The LR stacking algorithm has the best \(\text{F}_\text{max}\) performance (the preferred metric for imbalanced datasets) so let’s select it as our final model.

Predictions on unseen data

Since we ran EI with model_building=True, we can make predictions. Let’s predict the test set and apply the \(\text{F}_\text{max}\) threshold calculated during training:

[54]:

y_pred = EI.predict(X_dict=X_test, ensemble_model_key='S.LR')

threshold = EI.ensemble_summary['thresholds']['S.LR']['f_max']

y_pred[y_pred>=threshold] = 1
y_pred[y_pred<threshold] = 0

print(y_pred)

[0. 1. 1. ... 0. 1. 1.]

Interpreting the final model

We now use PermutationInterpreter to interpret the final LR stacked generalization model.

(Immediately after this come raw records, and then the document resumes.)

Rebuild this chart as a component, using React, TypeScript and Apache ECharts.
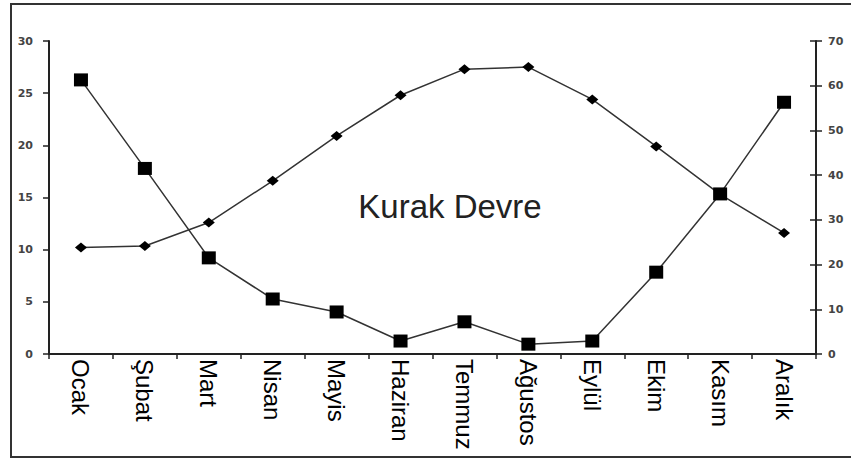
import React, { useEffect, useRef } from "react";
import * as echarts from "echarts";

const months = ["Ocak", "Şubat", "Mart", "Nisan", "Mayis", "Haziran", "Temmuz", "Ağustos", "Eylül", "Ekim", "Kasım", "Aralık"];
const temperature = [10.2, 10.35, 12.6, 16.6, 20.9, 24.8, 27.3, 27.5, 24.4, 19.9, 15.3, 11.6];
const precipitation = [61.3, 41.5, 21.5, 12.3, 9.4, 2.9, 7.2, 2.2, 2.9, 18.3, 35.8, 56.3];
const annotation = "Kurak Devre";

export default function App() {
  const ref = useRef<HTMLDivElement>(null);
  useEffect(() => {
    if (!ref.current) return;
    const chart = echarts.init(ref.current, null, { renderer: "svg" });
    const axisColor = "#222";
    const yLabel = {
      color: "#444",
      fontSize: 11,
      fontWeight: "bold" as const,
      fontFamily: "DejaVu Sans",
    };
    chart.setOption({
      animation: false,
      backgroundColor: "#fff",
      grid: { left: 49, right: 35, top: 41, bottom: 106, containLabel: false },
      xAxis: {
        type: "category",
        data: months,
        boundaryGap: true,
        axisLine: { show: true, lineStyle: { color: axisColor, width: 2 } },
        axisTick: { show: true, inside: false, length: 5, alignWithLabel: false, lineStyle: { color: axisColor, width: 1.5 } },
        axisLabel: {
          rotate: -90,
          margin: 5,
          color: "#000",
          fontSize: 24,
          fontFamily: "Liberation Sans, Arial",
          interval: 0,
        },
        splitLine: { show: false },
      },
      yAxis: [
        {
          type: "value",
          min: 0,
          max: 30,
          interval: 5,
          position: "left",
          axisLine: { show: true, lineStyle: { color: axisColor, width: 2 } },
          axisTick: { show: true, inside: false, length: 6, lineStyle: { color: axisColor, width: 1.5 } },
          axisLabel: { ...yLabel, margin: 16 },
          splitLine: { show: false },
        },
        {
          type: "value",
          min: 0,
          max: 70,
          interval: 10,
          position: "right",
          axisLine: { show: true, onZero: false, lineStyle: { color: axisColor, width: 2 } },
          axisTick: { show: true, inside: false, length: 6, lineStyle: { color: axisColor, width: 1.5 } },
          axisLabel: { ...yLabel, margin: 12 },
          splitLine: { show: false },
        },
        {
          type: "value",
          min: 0,
          max: 70,
          interval: 10,
          position: "right",
          axisLine: { show: false },
          axisTick: { show: true, inside: true, length: 6, lineStyle: { color: axisColor, width: 1.5 } },
          axisLabel: { show: false },
          splitLine: { show: false },
        },
      ],
      series: [
        {
          name: "Sıcaklık",
          type: "line",
          yAxisIndex: 0,
          data: temperature,
          symbol: "diamond",
          symbolSize: [12, 10],
          lineStyle: { color: "#333", width: 1.5 },
          itemStyle: { color: "#000" },
        },
        {
          name: "Yağış",
          type: "line",
          yAxisIndex: 1,
          data: precipitation,
          symbol: "rect",
          symbolSize: [14, 13],
          lineStyle: { color: "#333", width: 1.5 },
          itemStyle: { color: "#000" },
        },
      ],
      graphic: [
        {
          type: "rect",
          shape: { x: 11, y: 4, width: 900, height: 453 },
          style: { fill: "none", stroke: "#333", lineWidth: 2 },
          silent: true,
          z: -1,
        },
        {
          type: "text",
          x: 450,
          y: 206,
          style: {
            text: annotation,
            font: "33px 'Liberation Sans', Arial, sans-serif",
            fill: "#222",
            textAlign: "center",
            textVerticalAlign: "middle",
          },
        },
      ],
    });
    return () => chart.dispose();
  }, []);
  return <div ref={ref} style={{ position: "fixed", left: 0, top: 0, width: 851, height: 460 }} />;
}
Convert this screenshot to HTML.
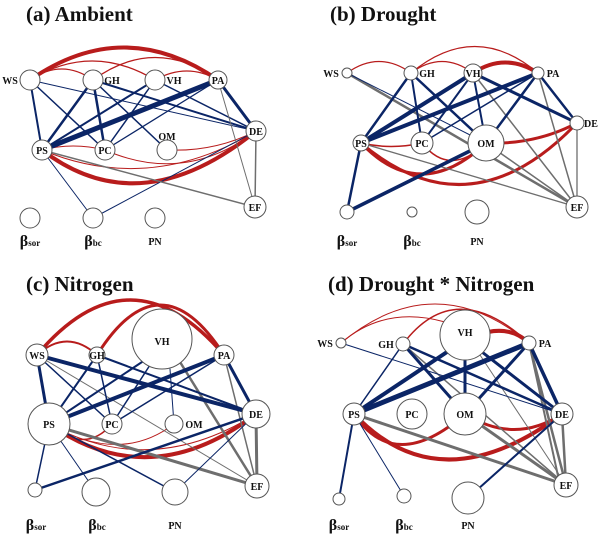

Let’s first import PermutationInterpreter and our chosen metric, and initialise the interpreter:

[55]:

from eipy.interpretation import PermutationInterpreter

interpreter = PermutationInterpreter(EI=EI,
                                     metric=lambda y_test, y_pred: fmax_score(y_test, y_pred)[0],
                                     ensemble_predictor_keys=['S.LR'],
                                     n_jobs=-1)

Calculate feature importance scores:

[56]:

interpreter.rank_product_score(X_dict=X_test, y=y_test)

Interpreting ensembles...

Calculating local feature ranks: |██████████|100%
Calculating local model ranks: |██████████|100%

Calculating combined rank product score...
... complete!

[56]:

<eipy.interpretation.PermutationInterpreter at 0x7f06008e1590>

We can now inspect the most important features for model prediction:

[57]:

ranking_dataframe = interpreter.ensemble_feature_ranking['S.LR']

ranking_dataframe

[57]:

	modality	feature	RPS	feature rank	ensemble method
38	Health status	BMXHT	0.104007	1.0	S.LR
21	Sociodemographic	FdStmp	0.126047	2.0	S.LR
0	Sociodemographic	RIAGENDR	0.126740	3.0	S.LR
1	Sociodemographic	RIDAGEYR	0.154443	4.0	S.LR
29	Sociodemographic	OvntPT	0.160676	5.0	S.LR
...	...	...	...	...	...
35	Sociodemographic	InSchool	0.380912	104.0	S.LR
3	Sociodemographic	DMDHRGND	0.383682	105.0	S.LR
71	Diet	VDrkGr	0.394518	106.0	S.LR
105	Other lifestyle behaviors	HHSmkNum	0.422812	107.0	S.LR
88	Diet	Pmps	0.430820	108.0	S.LR

108 rows × 5 columns